Senate Democrats Digest Obamacare 'Fix' With Mixed Results
Senate Democrats today expressed mixed emotions about President Obama's health insurance fix before they headed into a closed-door session with White House Chief of Staff Denis McDonough to talk about the proposal to delay cancellation of policies that fall short of new standards.
Sen. Tom Harkin, D-Iowa, chairman of the Health, Education, Labor and Pensions Committee, said the president's solution is not the right answer and worriers that it will leave more people uninsured in the next year.
READ: Obama Announces Insured Can Keep Health Plans for a Year
"If I had been the president, I would not have done that. I think that as our investigation has shown that more and more of these canceled policies were junk policies and I don't think people realize they were paying good money for not even being covered," Harkin said. "But the president felt he had to do this, so he did it. We'll just keep working on it.
"It means for another year there will be a lot of people in our country that will not be covered," he added.
Sen. Joe Manchin, D-W.Va., who is co-sponsoring a bill with Sen. Mary Landrieu, D-La., to allow people to keep their health care plans indefinitely, said the president's announcement is "moving in the right direction."
"We've got to build this credibility back, and we've got to get people a chance that have had a policy to keep their policy," Manchin said. "It's a positive move in the right direction."
Manchin would not say whether he thinks there should still be a vote on Landrieu's plan.
READ: Boehner Predicts Obamacare Will 'Never' Work
Sen. Jeanne Shaheen, D-N.H., who is co-sponsoring a keep-your-plan bill with Sen. Mark Udall, D-Colo., said she favors a two-year transition period but is open to looking at the president's plan.
"I want to see if what the president proposed makes sense. We think we need a two year transition period, so that's what we're looking," Shaheen said.

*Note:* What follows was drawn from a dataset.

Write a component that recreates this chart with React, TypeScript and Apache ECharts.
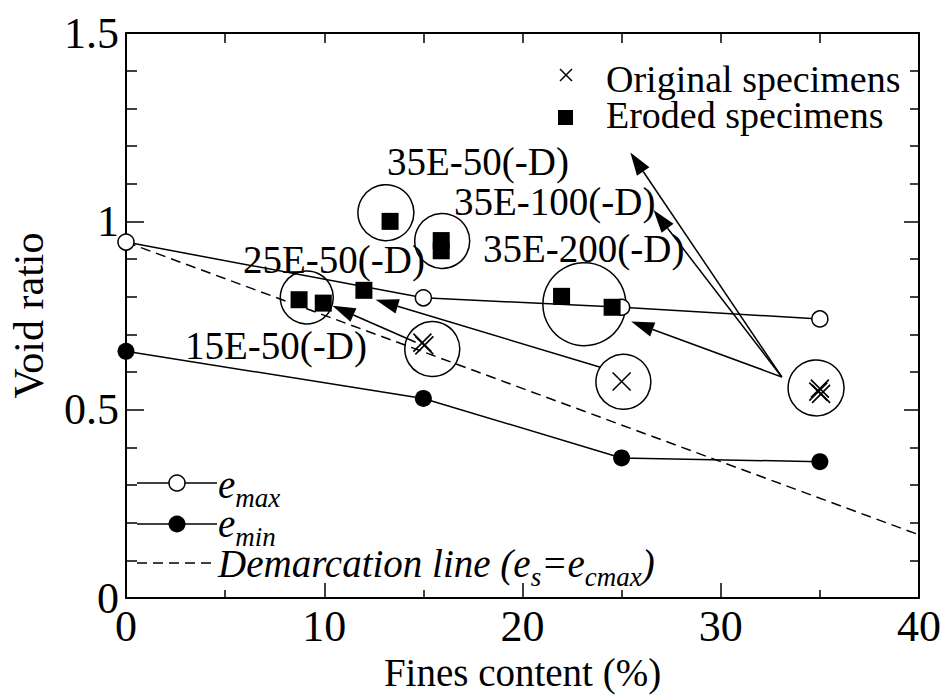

But among the significant questions on Capitol Hill is whether the issue will still need a legislative fix rather than the administrative proposal presented by the president today. Sen. Chuck Schumer, D-N.Y., argued that an administrative fix is the only feasible solution because House Republicans won't support any "constructive" measure regarding Obamacare.
"The only way we're actually going to get things fixed it seems to me, as long as the House is intent on undoing Obamacare one way or another, is by the administration doing things on its own. So I think what the president did is exactly the right thing."
Several senators are likely to push for a vote on their own proposals, eager to show their constituents that they are trying to slow - and fix - Obamacare, their aides told ABC News.
"The president's announcement today was a great first step," Louisiana Sen. Landrieu said at a news conference this afternoon. "And we will probably need legislation to make it stick."